NAP consistency is the local-SEO equivalent of canonicalization: Google needs to be sure that "Joe's Plumbing, 123 Main St., Suite 4, +34 91 555 1234" on your website is the same entity as "Joe's Plumbing Inc, 123 Main Street, #4, +34 915 551 234" on Yelp. When the strings agree, Google merges them into one trusted entity. When they disagree, the algorithm hedges — it may treat them as separate businesses, lower confidence in any of them, or surface the wrong one in the Local Pack.

The "P" is the most fragile piece. Phone numbers change when a business switches providers, adds a tracking number for offline attribution, or drops a vanity line. Each old number that survives somewhere on the web is a stray signal Google has to reconcile.

Address formatting is the second-most fragile. "St." vs "Street", "Ste 4" vs "Suite 4", missing country codes, P.O. boxes vs storefront addresses, comma placement — every variation is a string Google compares. Modern entity-resolution is robust to small differences, but it's not perfect, and the cost of cleanup is low compared to the cost of suppression.

Tools (BrightLocal, Whitespark, Yext) audit NAP across a fixed list of citation sources and surface mismatches. The fix is mechanical: claim the listing, edit to match GBP and the website's primary footer, document the canonical NAP somewhere internal so future edits don't drift.
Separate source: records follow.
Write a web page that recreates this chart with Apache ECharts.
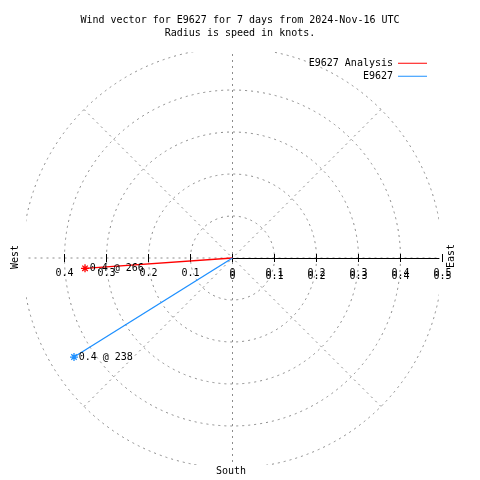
<!DOCTYPE html>
<html>
<head>
<meta charset="utf-8">
<style>html,body{margin:0;padding:0;background:#fff;}#c{width:480px;height:480px;}</style>
<script src="https://cdn.jsdelivr.net/npm/echarts@6/dist/echarts.min.js"></script>
</head>
<body>
<div id="c"></div>
<script>
// ---- data ----
const seriesNames = ['E9627 Analysis', 'E9627'];
const speeds = [0.352, 0.445];      // knots
const directions = [266, 238];      // degrees
const seriesColors = ['#ff0000', '#1e90ff'];
const tickValues = [-0.4, -0.3, -0.2, -0.1, 0, 0.1, 0.2, 0.3, 0.4, 0.5];
const eastTickValues = [0, 0.1, 0.2, 0.3, 0.4, 0.5];
const titleLines = ['Wind vector for E9627 for 7 days from 2024-Nov-16 UTC', 'Radius is speed in knots.'];
const compassLabels = ['West', 'East', 'South'];

const FONT = 'DejaVu Sans Mono';
const CX = 232.5, CY = 258, R = 210;
const star = 'path://M5,0L5,10M0,5L10,5M1.6,1.6L8.4,8.4M1.6,8.4L8.4,1.6';
const gridLine = { color: '#8c8c8c', type: [2, 4], width: 1 };

const series = seriesNames.map((name, i) => ({
  name: name,
  type: 'line',
  coordinateSystem: 'polar',
  polarIndex: 0,
  color: seriesColors[i],
  lineStyle: { color: seriesColors[i], width: 1.3 },
  itemStyle: { color: seriesColors[i], borderColor: seriesColors[i], borderWidth: 1.3 },
  animation: false,
  z: 5,
  data: [
    { value: [0, directions[i]], symbol: 'none' },
    {
      value: [speeds[i], directions[i]],
      symbol: star, symbolSize: 8,
      label: {
        show: true, position: 'right', distance: 0,
        formatter: speeds[i].toFixed(1) + ' @ ' + directions[i],
        fontFamily: FONT, fontSize: 10, color: '#000'
      }
    }
  ]
}));

const maskStyle = { fill: '#fff' };
const option = {
  animation: false,
  backgroundColor: '#fff',
  title: {
    text: titleLines.join('\n'),
    left: 'center', top: 13.5,
    padding: [0, 23, 0, 5],
    textStyle: { fontFamily: FONT, fontSize: 10, fontWeight: 'normal', color: '#000', lineHeight: 13 }
  },
  legend: {
    data: seriesNames,
    orient: 'vertical', align: 'right',
    right: 53, top: 57, padding: 0,
    icon: 'rect', itemWidth: 29, itemHeight: 1, itemGap: 0.5,
    itemStyle: { borderWidth: 0 },
    textStyle: { fontFamily: FONT, fontSize: 10, color: '#000', lineHeight: 12.5 }
  },
  polar: { center: [CX, CY], radius: R },
  angleAxis: {
    type: 'value', min: 0, max: 360, interval: 45,
    startAngle: 90, clockwise: true, z: 0,
    axisLine: { show: false }, axisTick: { show: false }, axisLabel: { show: false },
    splitLine: { show: true, lineStyle: gridLine }
  },
  radiusAxis: {
    type: 'value', min: 0, max: 0.5, interval: 0.1, z: 0,
    axisLine: { show: false }, axisTick: { show: false }, axisLabel: { show: false },
    splitLine: { show: true, lineStyle: gridLine }
  },
  grid: [
    { left: CX - R, width: 2 * R, top: CY - 4, height: 4 },
    { left: CX, width: 206.5, top: CY - 4, height: 4 }
  ],
  xAxis: [
    {
      gridIndex: 0, position: 'bottom', type: 'value', min: -0.5, max: 0.5, interval: 0.1, z: 3,
      axisLine: { show: false }, splitLine: { show: false },
      axisTick: { show: true, customValues: tickValues, length: 4, lineStyle: { color: '#000' } },
      axisLabel: { show: true, customValues: tickValues, margin: 10, fontFamily: FONT, fontSize: 10, color: '#000',
        formatter: v => String(Math.abs(v)) }
    },
    {
      gridIndex: 0, position: 'bottom', type: 'value', min: -0.5, max: 0.5, interval: 0.1, z: 3,
      axisLine: { show: false }, splitLine: { show: false },
      axisTick: { show: true, inside: true, customValues: tickValues, length: 4, lineStyle: { color: '#000' } },
      axisLabel: { show: true, inside: false, customValues: eastTickValues, margin: 13, fontFamily: FONT, fontSize: 10, color: '#000',
        formatter: v => String(Math.abs(v)) }
    },
    {
      gridIndex: 1, position: 'bottom', type: 'value', min: 0, max: 1, z: 3,
      axisLine: { show: true, lineStyle: { color: '#000', width: 1 } },
      axisTick: { show: false }, axisLabel: { show: false }, splitLine: { show: false }
    }
  ],
  yAxis: [
    { gridIndex: 0, type: 'value', min: 0, max: 1, show: false },
    { gridIndex: 1, type: 'value', min: 0, max: 1, show: false }
  ],
  graphic: [
    { type: 'rect', z: 1, silent: true, shape: { x: 185, y: 42, width: 95, height: 10 }, style: maskStyle },
    { type: 'rect', z: 1, silent: true, shape: { x: 185, y: 465, width: 95, height: 10 }, style: maskStyle },
    { type: 'rect', z: 1, silent: true, shape: { x: 14, y: 210, width: 12, height: 96 }, style: maskStyle },
    { type: 'rect', z: 1, silent: true, shape: { x: 439, y: 210, width: 10, height: 96 }, style: maskStyle },
    { type: 'text', z: 10, x: 15, y: 257, rotation: Math.PI / 2,
      style: { text: compassLabels[0], font: '10px ' + FONT, fill: '#000', align: 'center', verticalAlign: 'middle', textAlign: 'center', textVerticalAlign: 'middle' } },
    { type: 'text', z: 10, x: 451, y: 256, rotation: Math.PI / 2,
      style: { text: compassLabels[1], font: '10px ' + FONT, fill: '#000', align: 'center', verticalAlign: 'middle', textAlign: 'center', textVerticalAlign: 'middle' } },
    { type: 'text', z: 10, x: 231, y: 471,
      style: { text: compassLabels[2], font: '10px ' + FONT, fill: '#000', align: 'center', verticalAlign: 'middle', textAlign: 'center', textVerticalAlign: 'middle' } }
  ],
  series: series
};

const chart = echarts.init(document.getElementById('c'), null, { renderer: 'canvas' });
chart.setOption(option);
</script>
</body>
</html>
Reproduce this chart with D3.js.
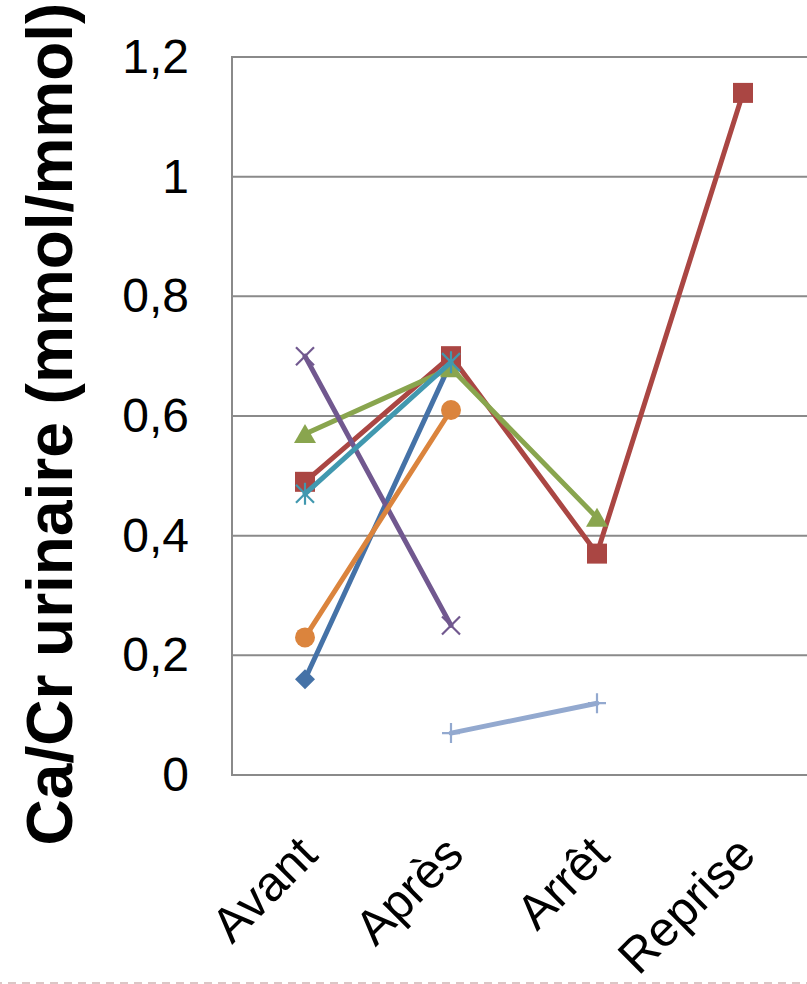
<!DOCTYPE html>
<html>
<head>
<meta charset="utf-8">
<script src="https://cdn.jsdelivr.net/npm/d3@7"></script>
<style>
  html, body { margin: 0; padding: 0; background: #fff; }
  svg { display: block; }
</style>
</head>
<body>
<svg id="chart" width="807" height="984"></svg>
<script>
// Categories along the x axis
const categories = ["Avant", "Après", "Arrêt", "Reprise"];

// Urinary Ca/Cr ratio per patient (null = no measurement)
const patient1 = [0.16, 0.69, null, null];
const patient2 = [0.49, 0.70, 0.37, 1.14];
const patient3 = [0.57, 0.68, 0.43, null];
const patient4 = [0.70, 0.25, null, null];
const patient5 = [0.47, 0.69, null, null];
const patient6 = [0.23, 0.61, null, null];
const patient7 = [null, 0.07, 0.12, null];

const yTicks = [0, 0.2, 0.4, 0.6, 0.8, 1, 1.2];
const yTitle = "Ca/Cr urinaire (mmol/mmol)";

const series = [
  { values: patient1, color: "#4572A7", marker: "diamond" },
  { values: patient2, color: "#AA4643", marker: "square" },
  { values: patient3, color: "#89A54E", marker: "triangle" },
  { values: patient4, color: "#71588F", marker: "x" },
  { values: patient5, color: "#4198AF", marker: "star" },
  { values: patient6, color: "#DB843D", marker: "circle" },
  { values: patient7, color: "#93A9CF", marker: "plus" }
];

const svg = d3.select("#chart");
const plot = { left: 232, top: 57, bottom: 775, right: 816 };

const x = d3.scaleBand().domain(categories).range([plot.left, plot.right]).padding(0);
const cx = c => x(c) + x.bandwidth() / 2;
const y = d3.scaleLinear().domain([0, 1.2]).range([plot.bottom, plot.top]);

// Horizontal gridlines
svg.append("g")
  .selectAll("line")
  .data(yTicks.filter(t => t > 0))
  .join("line")
  .attr("x1", plot.left).attr("x2", plot.right)
  .attr("y1", d => y(d)).attr("y2", d => y(d))
  .attr("stroke", "#8a8a8a").attr("stroke-width", 2);

// Axis lines
svg.append("line")
  .attr("x1", plot.left).attr("x2", plot.left)
  .attr("y1", plot.top - 1).attr("y2", plot.bottom + 1)
  .attr("stroke", "#8a8a8a").attr("stroke-width", 2);
svg.append("line")
  .attr("x1", plot.left - 1).attr("x2", plot.right)
  .attr("y1", plot.bottom).attr("y2", plot.bottom)
  .attr("stroke", "#8a8a8a").attr("stroke-width", 2);

// Y axis tick labels (comma decimal)
const fmt = d => String(+d.toFixed(1)).replace(".", ",");
const yAxis = d3.axisLeft(y).tickValues(yTicks).tickFormat(fmt).tickSize(0).tickPadding(43);
const yg = svg.append("g").attr("transform", `translate(${plot.left},0)`).call(yAxis);
yg.select(".domain").remove();
yg.selectAll("text")
  .attr("font-family", "Liberation Sans, Arial, sans-serif")
  .attr("font-size", 48)
  .attr("fill", "#000");

// X axis category labels, rotated
svg.append("g")
  .selectAll("text")
  .data(categories)
  .join("text")
  .attr("transform", d => `translate(${cx(d) + 15},${plot.bottom + 82}) rotate(-45)`)
  .attr("text-anchor", "end")
  .attr("font-family", "Liberation Sans, Arial, sans-serif")
  .attr("font-size", 49)
  .attr("fill", "#000")
  .text(d => d);

// Y axis title
svg.append("text")
  .attr("transform", `translate(72,424) rotate(-90)`)
  .attr("text-anchor", "middle")
  .attr("font-family", "Liberation Sans, Arial, sans-serif")
  .attr("font-weight", "bold")
  .attr("font-size", 64)
  .attr("fill", "#000")
  .text(yTitle);

// Marker shapes
function drawMarker(g, type, color) {
  const s = 10;
  switch (type) {
    case "diamond":
      g.append("path").attr("d", `M0,${-s}L${s},0L0,${s}L${-s},0Z`).attr("fill", color);
      break;
    case "square":
      g.append("rect").attr("x", -10).attr("y", -10).attr("width", 20).attr("height", 20).attr("fill", color);
      break;
    case "triangle":
      g.append("path").attr("d", `M0,-10L11,9L-11,9Z`).attr("fill", color);
      break;
    case "circle":
      g.append("circle").attr("r", 10).attr("fill", color);
      break;
    case "x":
      g.append("path").attr("d", `M-9,-9L9,9M9,-9L-9,9`).attr("stroke", color).attr("stroke-width", 2.2).attr("fill", "none");
      break;
    case "star":
      g.append("path").attr("d", `M-9,-9L9,9M9,-9L-9,9M0,-11L0,11`).attr("stroke", color).attr("stroke-width", 2.2).attr("fill", "none");
      break;
    case "plus":
      g.append("path").attr("d", `M-9,0L9,0M0,-10L0,10`).attr("stroke", color).attr("stroke-width", 2.2).attr("fill", "none");
      break;
  }
}

const line = d3.line()
  .defined(d => d.v !== null)
  .x(d => cx(d.c))
  .y(d => y(d.v));

series.forEach(s => {
  const pts = categories.map((c, i) => ({ c, v: s.values[i] }));
  const g = svg.append("g");
  g.append("path")
    .datum(pts)
    .attr("d", line)
    .attr("fill", "none")
    .attr("stroke", s.color)
    .attr("stroke-width", 5)
    .attr("stroke-linejoin", "round")
    .attr("stroke-linecap", "round");
  pts.filter(p => p.v !== null).forEach(p => {
    const mg = g.append("g").attr("transform", `translate(${cx(p.c)},${y(p.v)})`);
    drawMarker(mg, s.marker, s.color);
  });
});

// Dashed separator along the bottom edge
svg.append("line")
  .attr("x1", -6).attr("x2", 807)
  .attr("y1", 983).attr("y2", 983)
  .attr("stroke", "#dcc6c6").attr("stroke-width", 2)
  .attr("stroke-dasharray", "8,6");
</script>
</body>
</html>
For multi-location operators, NAP consistency multiplies. Each location is its own NAP triplet, and cross-location bleed (one location's phone showing on another's page) is a frequent cause of suspensions and ranking volatility.

Common misconceptions

  • "Tracking numbers ruin NAP consistency." They can, if they replace the canonical number on third-party citations. The fix is to use a tracking number on the website (with Organization schema pointing to the canonical line via telephone) and keep the real number on GBP and citations.
  • "Small formatting differences don't matter." Mostly true at scale, but suspensions and ranking dips routinely trace back to one stale citation with a wrong suite number. The audit cost is low; the consistency floor should be high.
  • "NAP only matters for the Local Pack." It also matters for Apple Maps, Bing Places, voice assistants pulling from third-party data, and AI overviews citing local businesses. Identity is a cross-platform signal now.
  • "Once cleaned, NAP stays clean." Citations re-scrape, third parties re-import, and aggregators (Data Axle, Foursquare) push old data downstream. Quarterly audits keep the signal tight.